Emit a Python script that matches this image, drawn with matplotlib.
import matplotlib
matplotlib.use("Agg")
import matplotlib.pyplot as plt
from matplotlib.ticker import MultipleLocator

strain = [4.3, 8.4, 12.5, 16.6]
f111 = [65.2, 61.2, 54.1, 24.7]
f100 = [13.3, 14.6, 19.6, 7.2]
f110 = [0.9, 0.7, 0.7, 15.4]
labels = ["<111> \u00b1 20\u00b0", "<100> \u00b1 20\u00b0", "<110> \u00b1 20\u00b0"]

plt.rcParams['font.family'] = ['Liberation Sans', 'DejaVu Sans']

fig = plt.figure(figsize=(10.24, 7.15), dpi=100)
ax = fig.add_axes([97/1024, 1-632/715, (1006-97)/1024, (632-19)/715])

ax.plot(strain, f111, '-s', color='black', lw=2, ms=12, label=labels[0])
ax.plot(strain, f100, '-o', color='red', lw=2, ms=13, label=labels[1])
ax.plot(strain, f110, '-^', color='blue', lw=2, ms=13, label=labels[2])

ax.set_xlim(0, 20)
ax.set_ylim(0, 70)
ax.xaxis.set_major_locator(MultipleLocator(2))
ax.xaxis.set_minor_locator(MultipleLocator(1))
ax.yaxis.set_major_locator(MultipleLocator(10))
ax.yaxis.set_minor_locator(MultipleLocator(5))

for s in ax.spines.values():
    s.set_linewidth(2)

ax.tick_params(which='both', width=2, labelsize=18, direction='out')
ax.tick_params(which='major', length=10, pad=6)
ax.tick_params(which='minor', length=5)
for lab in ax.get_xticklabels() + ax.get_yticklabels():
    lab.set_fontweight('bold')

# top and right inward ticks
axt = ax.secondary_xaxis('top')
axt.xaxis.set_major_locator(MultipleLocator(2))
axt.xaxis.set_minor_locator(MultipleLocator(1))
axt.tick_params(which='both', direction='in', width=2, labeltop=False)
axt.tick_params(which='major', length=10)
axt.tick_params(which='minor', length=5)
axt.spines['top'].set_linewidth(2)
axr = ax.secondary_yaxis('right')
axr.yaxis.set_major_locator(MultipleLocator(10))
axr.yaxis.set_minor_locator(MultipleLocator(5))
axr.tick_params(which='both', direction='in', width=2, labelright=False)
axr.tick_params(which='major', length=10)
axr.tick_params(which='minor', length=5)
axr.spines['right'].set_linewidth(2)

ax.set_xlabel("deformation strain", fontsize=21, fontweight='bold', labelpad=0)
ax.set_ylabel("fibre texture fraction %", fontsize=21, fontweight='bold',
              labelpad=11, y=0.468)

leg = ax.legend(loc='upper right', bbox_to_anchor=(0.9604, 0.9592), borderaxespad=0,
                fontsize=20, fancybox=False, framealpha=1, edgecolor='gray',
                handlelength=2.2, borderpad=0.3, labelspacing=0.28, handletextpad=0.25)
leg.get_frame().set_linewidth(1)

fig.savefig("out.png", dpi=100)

□ □ □ □

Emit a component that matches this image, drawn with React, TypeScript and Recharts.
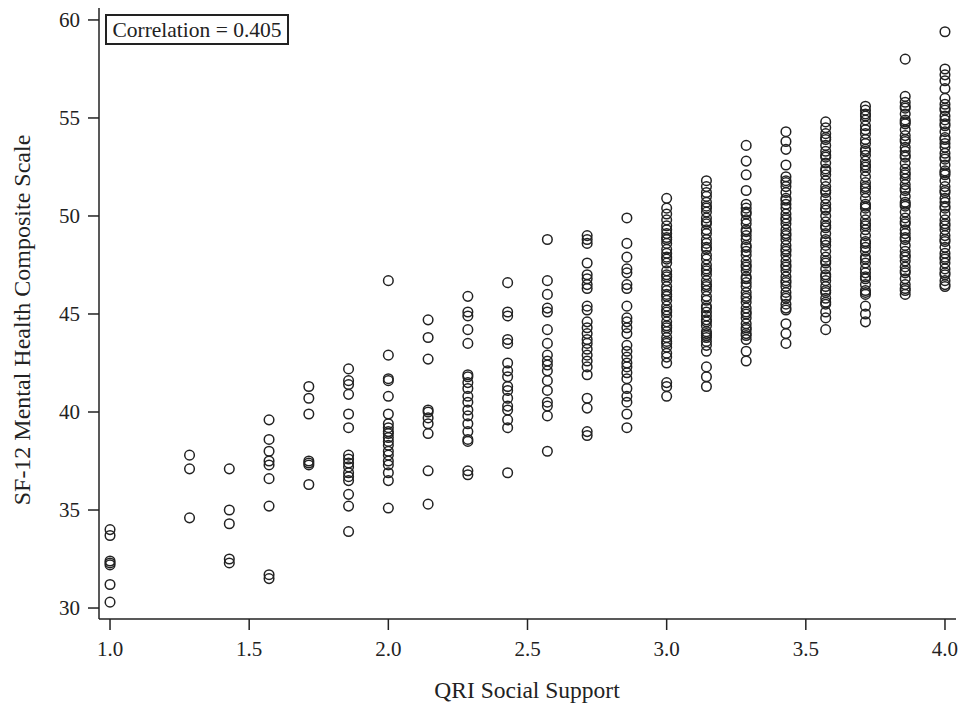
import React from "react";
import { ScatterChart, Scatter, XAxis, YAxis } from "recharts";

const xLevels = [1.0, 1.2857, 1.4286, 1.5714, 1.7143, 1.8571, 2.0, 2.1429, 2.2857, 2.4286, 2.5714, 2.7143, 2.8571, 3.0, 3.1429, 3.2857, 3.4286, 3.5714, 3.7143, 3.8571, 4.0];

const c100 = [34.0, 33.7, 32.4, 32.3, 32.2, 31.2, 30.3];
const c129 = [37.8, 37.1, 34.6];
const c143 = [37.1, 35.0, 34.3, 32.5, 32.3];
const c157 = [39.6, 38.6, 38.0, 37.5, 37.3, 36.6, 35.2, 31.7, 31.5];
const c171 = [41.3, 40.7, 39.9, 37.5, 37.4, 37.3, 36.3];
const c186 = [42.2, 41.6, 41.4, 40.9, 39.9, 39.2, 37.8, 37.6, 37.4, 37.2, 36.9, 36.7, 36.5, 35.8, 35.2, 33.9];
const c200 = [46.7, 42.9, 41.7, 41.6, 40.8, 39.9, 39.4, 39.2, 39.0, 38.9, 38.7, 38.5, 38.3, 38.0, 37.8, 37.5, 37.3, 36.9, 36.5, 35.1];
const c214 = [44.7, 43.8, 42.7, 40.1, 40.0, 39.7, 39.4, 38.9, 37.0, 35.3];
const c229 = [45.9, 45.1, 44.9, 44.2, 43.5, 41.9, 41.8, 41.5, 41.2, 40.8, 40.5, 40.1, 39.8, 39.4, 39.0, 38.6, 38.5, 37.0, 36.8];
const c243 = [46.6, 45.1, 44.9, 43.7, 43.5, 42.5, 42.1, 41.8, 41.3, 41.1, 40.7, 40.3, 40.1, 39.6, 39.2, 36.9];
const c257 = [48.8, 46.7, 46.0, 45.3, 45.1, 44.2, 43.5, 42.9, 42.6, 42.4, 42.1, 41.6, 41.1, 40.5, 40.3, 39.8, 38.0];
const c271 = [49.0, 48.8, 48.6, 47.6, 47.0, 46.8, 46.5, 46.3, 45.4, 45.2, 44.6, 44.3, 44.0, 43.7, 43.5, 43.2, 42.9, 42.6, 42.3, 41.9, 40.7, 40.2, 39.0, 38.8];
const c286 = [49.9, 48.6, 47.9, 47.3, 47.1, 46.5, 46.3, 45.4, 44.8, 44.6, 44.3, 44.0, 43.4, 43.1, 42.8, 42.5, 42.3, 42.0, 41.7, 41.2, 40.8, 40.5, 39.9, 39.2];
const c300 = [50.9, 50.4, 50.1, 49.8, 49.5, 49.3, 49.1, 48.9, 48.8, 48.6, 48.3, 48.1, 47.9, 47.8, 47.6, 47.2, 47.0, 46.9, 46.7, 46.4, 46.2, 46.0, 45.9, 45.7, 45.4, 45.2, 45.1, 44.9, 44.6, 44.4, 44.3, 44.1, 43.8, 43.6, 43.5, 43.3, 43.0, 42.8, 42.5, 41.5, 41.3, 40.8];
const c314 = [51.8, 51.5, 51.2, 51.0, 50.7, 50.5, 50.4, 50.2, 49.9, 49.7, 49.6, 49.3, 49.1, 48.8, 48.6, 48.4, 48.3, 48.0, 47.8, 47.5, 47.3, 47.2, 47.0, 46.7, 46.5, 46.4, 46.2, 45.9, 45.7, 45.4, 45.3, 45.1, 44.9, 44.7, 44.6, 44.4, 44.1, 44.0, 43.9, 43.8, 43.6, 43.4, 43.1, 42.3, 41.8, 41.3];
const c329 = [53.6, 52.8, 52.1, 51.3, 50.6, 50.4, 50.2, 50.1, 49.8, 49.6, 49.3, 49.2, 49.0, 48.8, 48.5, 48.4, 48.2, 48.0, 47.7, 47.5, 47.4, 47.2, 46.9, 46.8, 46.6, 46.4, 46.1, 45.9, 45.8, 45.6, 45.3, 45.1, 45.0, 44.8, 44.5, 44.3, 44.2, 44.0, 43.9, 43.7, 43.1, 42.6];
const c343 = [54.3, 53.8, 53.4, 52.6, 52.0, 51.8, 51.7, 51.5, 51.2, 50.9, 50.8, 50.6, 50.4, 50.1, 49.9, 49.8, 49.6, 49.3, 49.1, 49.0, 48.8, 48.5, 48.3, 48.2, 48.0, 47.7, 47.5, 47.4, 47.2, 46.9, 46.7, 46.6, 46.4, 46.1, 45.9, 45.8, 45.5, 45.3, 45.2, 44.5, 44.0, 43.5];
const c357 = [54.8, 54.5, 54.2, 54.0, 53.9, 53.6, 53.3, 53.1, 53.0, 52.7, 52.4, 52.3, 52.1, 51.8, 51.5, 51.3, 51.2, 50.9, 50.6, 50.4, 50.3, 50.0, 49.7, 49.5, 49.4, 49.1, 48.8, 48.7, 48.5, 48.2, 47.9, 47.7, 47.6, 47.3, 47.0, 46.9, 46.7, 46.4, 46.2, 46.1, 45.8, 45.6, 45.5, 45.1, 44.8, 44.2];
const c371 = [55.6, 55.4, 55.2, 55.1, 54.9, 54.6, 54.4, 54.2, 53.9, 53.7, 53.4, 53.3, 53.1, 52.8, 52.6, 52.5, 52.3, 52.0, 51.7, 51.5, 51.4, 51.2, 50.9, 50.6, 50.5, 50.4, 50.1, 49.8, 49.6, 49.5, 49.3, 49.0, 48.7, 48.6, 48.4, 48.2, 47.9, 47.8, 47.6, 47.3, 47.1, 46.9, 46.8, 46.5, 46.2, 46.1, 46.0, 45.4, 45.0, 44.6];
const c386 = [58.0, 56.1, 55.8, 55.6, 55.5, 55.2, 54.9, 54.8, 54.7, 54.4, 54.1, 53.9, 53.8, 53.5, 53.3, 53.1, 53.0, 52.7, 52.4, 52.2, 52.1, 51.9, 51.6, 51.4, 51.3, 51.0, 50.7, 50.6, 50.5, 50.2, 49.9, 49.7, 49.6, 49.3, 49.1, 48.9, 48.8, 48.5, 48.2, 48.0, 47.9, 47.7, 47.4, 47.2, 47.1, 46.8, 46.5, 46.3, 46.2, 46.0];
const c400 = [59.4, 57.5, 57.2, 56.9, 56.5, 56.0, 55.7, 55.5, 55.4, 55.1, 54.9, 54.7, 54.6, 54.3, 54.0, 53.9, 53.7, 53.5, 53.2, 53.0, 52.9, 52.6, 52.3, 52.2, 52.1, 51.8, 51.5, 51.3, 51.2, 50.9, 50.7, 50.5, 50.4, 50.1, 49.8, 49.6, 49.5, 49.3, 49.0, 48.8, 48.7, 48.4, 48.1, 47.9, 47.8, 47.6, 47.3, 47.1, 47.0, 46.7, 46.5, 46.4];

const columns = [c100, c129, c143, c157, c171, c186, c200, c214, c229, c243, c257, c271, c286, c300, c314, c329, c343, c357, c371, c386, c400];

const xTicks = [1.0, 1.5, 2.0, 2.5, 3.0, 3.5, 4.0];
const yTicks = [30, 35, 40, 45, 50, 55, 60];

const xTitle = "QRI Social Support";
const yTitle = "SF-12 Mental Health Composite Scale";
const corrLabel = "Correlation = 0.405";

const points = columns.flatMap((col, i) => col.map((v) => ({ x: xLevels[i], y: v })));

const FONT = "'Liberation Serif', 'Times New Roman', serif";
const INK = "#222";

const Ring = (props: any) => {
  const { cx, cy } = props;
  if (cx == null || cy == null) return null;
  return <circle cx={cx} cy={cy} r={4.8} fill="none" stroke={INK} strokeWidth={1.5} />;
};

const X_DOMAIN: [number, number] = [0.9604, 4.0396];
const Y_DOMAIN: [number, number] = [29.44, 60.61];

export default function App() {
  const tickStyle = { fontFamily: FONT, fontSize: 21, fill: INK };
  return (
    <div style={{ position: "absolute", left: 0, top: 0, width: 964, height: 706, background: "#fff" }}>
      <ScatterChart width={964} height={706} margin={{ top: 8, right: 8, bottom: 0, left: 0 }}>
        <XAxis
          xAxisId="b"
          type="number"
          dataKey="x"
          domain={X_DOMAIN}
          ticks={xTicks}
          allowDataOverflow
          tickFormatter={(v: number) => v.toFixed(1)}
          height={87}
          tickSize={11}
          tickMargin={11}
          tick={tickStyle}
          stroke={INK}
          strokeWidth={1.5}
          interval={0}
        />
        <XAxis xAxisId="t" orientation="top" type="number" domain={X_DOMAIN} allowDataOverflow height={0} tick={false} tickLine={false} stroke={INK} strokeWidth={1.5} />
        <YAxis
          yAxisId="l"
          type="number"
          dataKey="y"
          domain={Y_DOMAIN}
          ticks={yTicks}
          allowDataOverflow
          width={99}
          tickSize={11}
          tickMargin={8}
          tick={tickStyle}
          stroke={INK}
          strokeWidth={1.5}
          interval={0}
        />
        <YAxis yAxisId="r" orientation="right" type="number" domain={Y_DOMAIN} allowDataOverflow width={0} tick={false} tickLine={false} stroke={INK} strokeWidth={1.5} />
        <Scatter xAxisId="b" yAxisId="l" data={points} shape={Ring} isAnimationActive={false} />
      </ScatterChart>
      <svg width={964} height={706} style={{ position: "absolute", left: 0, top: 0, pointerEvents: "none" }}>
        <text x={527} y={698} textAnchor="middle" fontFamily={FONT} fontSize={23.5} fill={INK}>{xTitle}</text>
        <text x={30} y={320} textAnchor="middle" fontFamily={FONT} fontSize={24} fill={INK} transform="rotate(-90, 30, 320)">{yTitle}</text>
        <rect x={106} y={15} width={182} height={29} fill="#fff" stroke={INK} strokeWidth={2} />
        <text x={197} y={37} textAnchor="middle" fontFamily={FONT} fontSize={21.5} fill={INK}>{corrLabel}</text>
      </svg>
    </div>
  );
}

□ □ □ □

**What is asked**
Give again the run of lines that opens at the line with "Emit a Python" and closes at the line with "s.set_linewidth(2)", exactly, and only that run.

**Result for this task**
Emit a Python script that matches this image, drawn with matplotlib.
import matplotlib
matplotlib.use("Agg")
import matplotlib.pyplot as plt
from matplotlib.ticker import MultipleLocator

strain = [4.3, 8.4, 12.5, 16.6]
f111 = [65.2, 61.2, 54.1, 24.7]
f100 = [13.3, 14.6, 19.6, 7.2]
f110 = [0.9, 0.7, 0.7, 15.4]
labels = ["<111> \u00b1 20\u00b0", "<100> \u00b1 20\u00b0", "<110> \u00b1 20\u00b0"]

plt.rcParams['font.family'] = ['Liberation Sans', 'DejaVu Sans']

fig = plt.figure(figsize=(10.24, 7.15), dpi=100)
ax = fig.add_axes([97/1024, 1-632/715, (1006-97)/1024, (632-19)/715])

ax.plot(strain, f111, '-s', color='black', lw=2, ms=12, label=labels[0])
ax.plot(strain, f100, '-o', color='red', lw=2, ms=13, label=labels[1])
ax.plot(strain, f110, '-^', color='blue', lw=2, ms=13, label=labels[2])

ax.set_xlim(0, 20)
ax.set_ylim(0, 70)
ax.xaxis.set_major_locator(MultipleLocator(2))
ax.xaxis.set_minor_locator(MultipleLocator(1))
ax.yaxis.set_major_locator(MultipleLocator(10))
ax.yaxis.set_minor_locator(MultipleLocator(5))

for s in ax.spines.values():
    s.set_linewidth(2)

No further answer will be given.